━━━━━ DATA SHOWN ━━━━━

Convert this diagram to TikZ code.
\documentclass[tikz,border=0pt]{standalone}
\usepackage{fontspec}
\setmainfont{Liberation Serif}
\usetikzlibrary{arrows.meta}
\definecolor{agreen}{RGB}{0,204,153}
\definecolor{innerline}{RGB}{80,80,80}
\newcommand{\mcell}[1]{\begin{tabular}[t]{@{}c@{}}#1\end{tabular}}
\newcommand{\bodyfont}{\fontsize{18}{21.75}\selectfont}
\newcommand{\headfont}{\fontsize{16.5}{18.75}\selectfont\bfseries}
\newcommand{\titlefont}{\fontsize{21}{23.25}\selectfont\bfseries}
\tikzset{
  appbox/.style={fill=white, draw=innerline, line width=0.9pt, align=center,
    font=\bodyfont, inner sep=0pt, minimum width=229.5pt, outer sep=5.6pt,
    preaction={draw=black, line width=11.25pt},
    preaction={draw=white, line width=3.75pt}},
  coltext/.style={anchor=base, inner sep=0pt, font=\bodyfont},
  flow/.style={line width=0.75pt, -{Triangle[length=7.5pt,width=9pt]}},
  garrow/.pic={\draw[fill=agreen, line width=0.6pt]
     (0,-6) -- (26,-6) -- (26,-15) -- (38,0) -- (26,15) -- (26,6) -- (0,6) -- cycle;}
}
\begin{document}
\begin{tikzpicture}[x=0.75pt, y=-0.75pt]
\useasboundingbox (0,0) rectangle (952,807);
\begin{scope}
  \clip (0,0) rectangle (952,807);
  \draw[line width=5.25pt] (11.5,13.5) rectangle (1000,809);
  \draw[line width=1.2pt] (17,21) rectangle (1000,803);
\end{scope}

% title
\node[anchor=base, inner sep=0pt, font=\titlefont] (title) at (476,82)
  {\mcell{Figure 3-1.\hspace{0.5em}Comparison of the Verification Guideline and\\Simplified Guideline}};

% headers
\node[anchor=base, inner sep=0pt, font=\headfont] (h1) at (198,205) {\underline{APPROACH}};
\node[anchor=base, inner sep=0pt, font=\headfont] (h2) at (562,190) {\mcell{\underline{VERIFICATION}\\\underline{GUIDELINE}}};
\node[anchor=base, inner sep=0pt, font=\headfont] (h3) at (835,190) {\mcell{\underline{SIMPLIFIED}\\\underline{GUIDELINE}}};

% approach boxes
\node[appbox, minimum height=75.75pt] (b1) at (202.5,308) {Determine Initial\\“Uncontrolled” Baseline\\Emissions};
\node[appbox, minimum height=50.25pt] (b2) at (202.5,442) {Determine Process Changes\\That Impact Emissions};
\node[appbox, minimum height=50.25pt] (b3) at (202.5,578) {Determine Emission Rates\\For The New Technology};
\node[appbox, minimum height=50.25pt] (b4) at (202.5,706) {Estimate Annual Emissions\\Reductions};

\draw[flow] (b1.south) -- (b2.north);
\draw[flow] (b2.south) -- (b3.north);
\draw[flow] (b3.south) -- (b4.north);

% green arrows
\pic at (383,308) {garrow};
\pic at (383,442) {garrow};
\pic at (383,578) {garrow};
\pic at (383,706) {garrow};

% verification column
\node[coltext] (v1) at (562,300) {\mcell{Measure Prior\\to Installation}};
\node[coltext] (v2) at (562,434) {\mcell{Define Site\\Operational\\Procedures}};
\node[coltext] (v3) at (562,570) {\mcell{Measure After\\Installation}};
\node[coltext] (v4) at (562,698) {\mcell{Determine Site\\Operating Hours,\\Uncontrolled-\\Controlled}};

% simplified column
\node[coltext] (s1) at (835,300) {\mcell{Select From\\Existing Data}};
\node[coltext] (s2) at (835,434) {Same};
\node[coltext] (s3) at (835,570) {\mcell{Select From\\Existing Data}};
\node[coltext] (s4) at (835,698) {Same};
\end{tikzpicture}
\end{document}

━━━━━

Write the complete data out, exactly as above.

Convert this diagram to TikZ code.
\documentclass[tikz,border=0pt]{standalone}
\usepackage{fontspec}
\setmainfont{Liberation Serif}
\usetikzlibrary{arrows.meta}
\definecolor{agreen}{RGB}{0,204,153}
\definecolor{innerline}{RGB}{80,80,80}
\newcommand{\mcell}[1]{\begin{tabular}[t]{@{}c@{}}#1\end{tabular}}
\newcommand{\bodyfont}{\fontsize{18}{21.75}\selectfont}
\newcommand{\headfont}{\fontsize{16.5}{18.75}\selectfont\bfseries}
\newcommand{\titlefont}{\fontsize{21}{23.25}\selectfont\bfseries}
\tikzset{
  appbox/.style={fill=white, draw=innerline, line width=0.9pt, align=center,
    font=\bodyfont, inner sep=0pt, minimum width=229.5pt, outer sep=5.6pt,
    preaction={draw=black, line width=11.25pt},
    preaction={draw=white, line width=3.75pt}},
  coltext/.style={anchor=base, inner sep=0pt, font=\bodyfont},
  flow/.style={line width=0.75pt, -{Triangle[length=7.5pt,width=9pt]}},
  garrow/.pic={\draw[fill=agreen, line width=0.6pt]
     (0,-6) -- (26,-6) -- (26,-15) -- (38,0) -- (26,15) -- (26,6) -- (0,6) -- cycle;}
}
\begin{document}
\begin{tikzpicture}[x=0.75pt, y=-0.75pt]
\useasboundingbox (0,0) rectangle (952,807);
\begin{scope}
  \clip (0,0) rectangle (952,807);
  \draw[line width=5.25pt] (11.5,13.5) rectangle (1000,809);
  \draw[line width=1.2pt] (17,21) rectangle (1000,803);
\end{scope}

% title
\node[anchor=base, inner sep=0pt, font=\titlefont] (title) at (476,82)
  {\mcell{Figure 3-1.\hspace{0.5em}Comparison of the Verification Guideline and\\Simplified Guideline}};

% headers
\node[anchor=base, inner sep=0pt, font=\headfont] (h1) at (198,205) {\underline{APPROACH}};
\node[anchor=base, inner sep=0pt, font=\headfont] (h2) at (562,190) {\mcell{\underline{VERIFICATION}\\\underline{GUIDELINE}}};
\node[anchor=base, inner sep=0pt, font=\headfont] (h3) at (835,190) {\mcell{\underline{SIMPLIFIED}\\\underline{GUIDELINE}}};

% approach boxes
\node[appbox, minimum height=75.75pt] (b1) at (202.5,308) {Determine Initial\\“Uncontrolled” Baseline\\Emissions};
\node[appbox, minimum height=50.25pt] (b2) at (202.5,442) {Determine Process Changes\\That Impact Emissions};
\node[appbox, minimum height=50.25pt] (b3) at (202.5,578) {Determine Emission Rates\\For The New Technology};
\node[appbox, minimum height=50.25pt] (b4) at (202.5,706) {Estimate Annual Emissions\\Reductions};

\draw[flow] (b1.south) -- (b2.north);
\draw[flow] (b2.south) -- (b3.north);
\draw[flow] (b3.south) -- (b4.north);

% green arrows
\pic at (383,308) {garrow};
\pic at (383,442) {garrow};
\pic at (383,578) {garrow};
\pic at (383,706) {garrow};

% verification column
\node[coltext] (v1) at (562,300) {\mcell{Measure Prior\\to Installation}};
\node[coltext] (v2) at (562,434) {\mcell{Define Site\\Operational\\Procedures}};
\node[coltext] (v3) at (562,570) {\mcell{Measure After\\Installation}};
\node[coltext] (v4) at (562,698) {\mcell{Determine Site\\Operating Hours,\\Uncontrolled-\\Controlled}};

% simplified column
\node[coltext] (s1) at (835,300) {\mcell{Select From\\Existing Data}};
\node[coltext] (s2) at (835,434) {Same};
\node[coltext] (s3) at (835,570) {\mcell{Select From\\Existing Data}};
\node[coltext] (s4) at (835,698) {Same};
\end{tikzpicture}
\end{document}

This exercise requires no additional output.